> [Provided material]
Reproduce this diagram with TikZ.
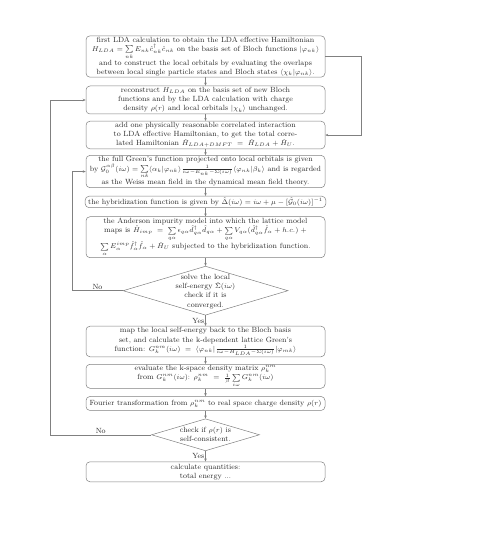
\documentclass[tikz,border=0pt]{standalone}
\usepackage{tikz}
\usetikzlibrary{shapes.geometric, arrows.meta, positioning}
\usepackage{amsmath, amssymb}
\definecolor{boxline}{HTML}{808080}
\definecolor{inktext}{HTML}{2B2B2B}
\newcommand{\boxfont}{\fontsize{7.5}{9.2}\selectfont}
\newcommand{\dtext}[1]{\makebox[0pt]{\smash{\raisebox{-2.5pt}{\begin{tabular}{@{}c@{}}#1\end{tabular}}}}}

\begin{document}
\begin{tikzpicture}[
  node distance=8pt,
  stagebox/.style={draw=boxline, rounded corners=4pt, line width=0.5pt, minimum width=239pt, inner xsep=3pt, inner ysep=1pt, align=center, font=\boxfont, text=inktext},
  decision/.style={diamond, draw=boxline, line width=0.5pt, inner sep=0pt, font=\boxfont, text=inktext},
  lbl/.style={font=\boxfont, text=inktext, inner sep=1pt},
  arr/.style={-{Stealth[length=3pt, width=2.5pt]}, boxline, line width=0.5pt}
]
\useasboundingbox (0,0) rectangle (479pt,-558pt);

% LDA part
\node[stagebox, minimum height=39pt] (lda) at (205.5pt,-56.5pt) {first LDA calculation to obtain the LDA effective Hamiltonian\\
  $H_{LDA}=\sum\limits_{nk}E_{nk}\hat{c}^{\dagger}_{nk}\hat{c}_{nk}$ on the basis set of Bloch functions $|\varphi_{nk}\rangle$\\
  and to construct the local orbitals by evaluating the overlaps\\
  between local single particle states and Bloch states $\langle\chi_{k}|\varphi_{nk}\rangle$.};
\node[stagebox, minimum height=28pt, below=8.3pt of lda] (recon) {reconstruct $H_{LDA}$ on the basis set of new Bloch\\
  functions and by the LDA calculation with charge\\
  density $\rho(r)$ and local orbitals $|\chi_{k}\rangle$ unchanged.};
\node[stagebox, minimum height=27.7pt, below=6.7pt of recon] (corr) {add one physically reasonable correlated interaction\\
  to LDA effective Hamiltonian, to get the total corre-\\
  lated Hamiltonian $\hat{H}_{LDA+DMFT} \;=\; \hat{H}_{LDA} + \hat{H}_{U}$.};

% DMFT loop
\node[stagebox, minimum height=32.3pt, below=6pt of corr] (green) {the full Green's function projected onto local orbitals is given\\
  by $\mathcal{G}^{\alpha\beta}_{0}(i\omega)=\sum\limits_{nk}\langle\alpha_{k}|\varphi_{nk}\rangle\frac{1}{i\omega-E_{nk}-\Sigma(i\omega)}\langle\varphi_{nk}|\beta_{k}\rangle$ and is regarded\\
  as the Weiss mean field in the dynamical mean field theory.};
\node[stagebox, minimum height=11.5pt, below=8pt of green] (hyb) {the hybridization function is given by $\hat{\Delta}(i\omega)=i\omega+\mu-[\hat{\mathcal{G}}_{0}(i\omega)]^{-1}$};
\node[stagebox, minimum height=41pt, below=8.5pt of hyb] (anderson) {the Anderson impurity model into which the lattice model\\
  maps is $\hat{H}_{imp} \;=\; \sum\limits_{q\alpha}\epsilon_{q\alpha}\hat{d}^{\dagger}_{q\alpha}\hat{d}_{q\alpha} + \sum\limits_{q\alpha}V_{q\alpha}(\hat{d}^{\dagger}_{q\alpha}\hat{f}_{\alpha} + h.c.) \;+$\\
  $\sum\limits_{\alpha}E^{imp}_{\alpha}\hat{f}^{\dagger}_{\alpha}\hat{f}_{\alpha} + \hat{H}_{U}$ subjected to the hybridization function.};
\node[decision, minimum width=165pt, minimum height=49pt, below=8pt of anderson] (solve) {\dtext{solve the local\\ self-energy $\hat{\Sigma}(i\omega)$\\ check if it is\\ converged.}};

% charge self-consistency
\node[stagebox, minimum height=30.6pt, below=10.5pt of solve] (lattice) {map the local self-energy back to the Bloch basis\\
  set, and calculate the k-dependent lattice Green's\\
  function: $G^{nm}_{k}(i\omega) \;=\; \langle\varphi_{nk}|\frac{1}{i\omega-H_{LDA}-\Sigma(i\omega)}|\varphi_{mk}\rangle$};
\node[stagebox, minimum height=24pt, below=7pt of lattice] (density) {evaluate the k-space density matrix $\rho^{nm}_{k}$\\
  from $G^{nm}_{k}(i\omega)$: $\rho^{nm}_{k} \;=\; \frac{1}{\beta}\sum\limits_{i\omega}G^{nm}_{k}(i\omega)$};
\node[stagebox, minimum height=14pt, below=7.7pt of density] (fourier) {Fourier transformation from $\rho^{nm}_{k}$ to real space charge density $\rho(r)$};
\node[decision, minimum width=108pt, minimum height=32pt, below=7.8pt of fourier] (scf) {\dtext{check if $\rho(r)$ is\\ self-consistent.}};
\node[stagebox, minimum height=20pt, below=10.5pt of scf] (final) {calculate quantities:\\ total energy ...};

\draw[arr] (lda) -- (recon);
\draw[arr] (recon) -- (corr);
\draw[arr] (lda.east) -- ++(35.5pt,0) |- (corr.east);
\draw[arr] (corr) -- (green);
\draw[arr] (green) -- (hyb);
\draw[arr] (hyb) -- (anderson);
\draw[arr] (anderson) -- (solve);
\draw[arr] (solve.west) -- ++(-50.5pt,0) node[lbl, midway, above] {No} |- (green.west);
\draw[arr] (solve) -- node[lbl, left] {Yes} (lattice);
\draw[arr] (lattice) -- (density);
\draw[arr] (density) -- (fourier);
\draw[arr] (fourier) -- (scf);
\draw[arr] (scf.west) -- ++(-101pt,0) node[lbl, midway, above] {No} |- (recon.west);
\draw[arr] (scf) -- node[lbl, left] {Yes} (final);

\end{tikzpicture}
\end{document}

> [Work to complete] Extract all the data above exactly, excluding every picture.

> [Answer]
Reproduce this diagram with TikZ.
\documentclass[tikz,border=0pt]{standalone}
\usepackage{tikz}
\usetikzlibrary{shapes.geometric, arrows.meta, positioning}
\usepackage{amsmath, amssymb}
\definecolor{boxline}{HTML}{808080}
\definecolor{inktext}{HTML}{2B2B2B}
\newcommand{\boxfont}{\fontsize{7.5}{9.2}\selectfont}
\newcommand{\dtext}[1]{\makebox[0pt]{\smash{\raisebox{-2.5pt}{\begin{tabular}{@{}c@{}}#1\end{tabular}}}}}

\begin{document}
\begin{tikzpicture}[
  node distance=8pt,
  stagebox/.style={draw=boxline, rounded corners=4pt, line width=0.5pt, minimum width=239pt, inner xsep=3pt, inner ysep=1pt, align=center, font=\boxfont, text=inktext},
  decision/.style={diamond, draw=boxline, line width=0.5pt, inner sep=0pt, font=\boxfont, text=inktext},
  lbl/.style={font=\boxfont, text=inktext, inner sep=1pt},
  arr/.style={-{Stealth[length=3pt, width=2.5pt]}, boxline, line width=0.5pt}
]
\useasboundingbox (0,0) rectangle (479pt,-558pt);

% LDA part
\node[stagebox, minimum height=39pt] (lda) at (205.5pt,-56.5pt) {first LDA calculation to obtain the LDA effective Hamiltonian\\
  $H_{LDA}=\sum\limits_{nk}E_{nk}\hat{c}^{\dagger}_{nk}\hat{c}_{nk}$ on the basis set of Bloch functions $|\varphi_{nk}\rangle$\\
  and to construct the local orbitals by evaluating the overlaps\\
  between local single particle states and Bloch states $\langle\chi_{k}|\varphi_{nk}\rangle$.};
\node[stagebox, minimum height=28pt, below=8.3pt of lda] (recon) {reconstruct $H_{LDA}$ on the basis set of new Bloch\\
  functions and by the LDA calculation with charge\\
  density $\rho(r)$ and local orbitals $|\chi_{k}\rangle$ unchanged.};
\node[stagebox, minimum height=27.7pt, below=6.7pt of recon] (corr) {add one physically reasonable correlated interaction\\
  to LDA effective Hamiltonian, to get the total corre-\\
  lated Hamiltonian $\hat{H}_{LDA+DMFT} \;=\; \hat{H}_{LDA} + \hat{H}_{U}$.};

% DMFT loop
\node[stagebox, minimum height=32.3pt, below=6pt of corr] (green) {the full Green's function projected onto local orbitals is given\\
  by $\mathcal{G}^{\alpha\beta}_{0}(i\omega)=\sum\limits_{nk}\langle\alpha_{k}|\varphi_{nk}\rangle\frac{1}{i\omega-E_{nk}-\Sigma(i\omega)}\langle\varphi_{nk}|\beta_{k}\rangle$ and is regarded\\
  as the Weiss mean field in the dynamical mean field theory.};
\node[stagebox, minimum height=11.5pt, below=8pt of green] (hyb) {the hybridization function is given by $\hat{\Delta}(i\omega)=i\omega+\mu-[\hat{\mathcal{G}}_{0}(i\omega)]^{-1}$};
\node[stagebox, minimum height=41pt, below=8.5pt of hyb] (anderson) {the Anderson impurity model into which the lattice model\\
  maps is $\hat{H}_{imp} \;=\; \sum\limits_{q\alpha}\epsilon_{q\alpha}\hat{d}^{\dagger}_{q\alpha}\hat{d}_{q\alpha} + \sum\limits_{q\alpha}V_{q\alpha}(\hat{d}^{\dagger}_{q\alpha}\hat{f}_{\alpha} + h.c.) \;+$\\
  $\sum\limits_{\alpha}E^{imp}_{\alpha}\hat{f}^{\dagger}_{\alpha}\hat{f}_{\alpha} + \hat{H}_{U}$ subjected to the hybridization function.};
\node[decision, minimum width=165pt, minimum height=49pt, below=8pt of anderson] (solve) {\dtext{solve the local\\ self-energy $\hat{\Sigma}(i\omega)$\\ check if it is\\ converged.}};

% charge self-consistency
\node[stagebox, minimum height=30.6pt, below=10.5pt of solve] (lattice) {map the local self-energy back to the Bloch basis\\
  set, and calculate the k-dependent lattice Green's\\
  function: $G^{nm}_{k}(i\omega) \;=\; \langle\varphi_{nk}|\frac{1}{i\omega-H_{LDA}-\Sigma(i\omega)}|\varphi_{mk}\rangle$};
\node[stagebox, minimum height=24pt, below=7pt of lattice] (density) {evaluate the k-space density matrix $\rho^{nm}_{k}$\\
  from $G^{nm}_{k}(i\omega)$: $\rho^{nm}_{k} \;=\; \frac{1}{\beta}\sum\limits_{i\omega}G^{nm}_{k}(i\omega)$};
\node[stagebox, minimum height=14pt, below=7.7pt of density] (fourier) {Fourier transformation from $\rho^{nm}_{k}$ to real space charge density $\rho(r)$};
\node[decision, minimum width=108pt, minimum height=32pt, below=7.8pt of fourier] (scf) {\dtext{check if $\rho(r)$ is\\ self-consistent.}};
\node[stagebox, minimum height=20pt, below=10.5pt of scf] (final) {calculate quantities:\\ total energy ...};

\draw[arr] (lda) -- (recon);
\draw[arr] (recon) -- (corr);
\draw[arr] (lda.east) -- ++(35.5pt,0) |- (corr.east);
\draw[arr] (corr) -- (green);
\draw[arr] (green) -- (hyb);
\draw[arr] (hyb) -- (anderson);
\draw[arr] (anderson) -- (solve);
\draw[arr] (solve.west) -- ++(-50.5pt,0) node[lbl, midway, above] {No} |- (green.west);
\draw[arr] (solve) -- node[lbl, left] {Yes} (lattice);
\draw[arr] (lattice) -- (density);
\draw[arr] (density) -- (fourier);
\draw[arr] (fourier) -- (scf);
\draw[arr] (scf.west) -- ++(-101pt,0) node[lbl, midway, above] {No} |- (recon.west);
\draw[arr] (scf) -- node[lbl, left] {Yes} (final);

\end{tikzpicture}
\end{document}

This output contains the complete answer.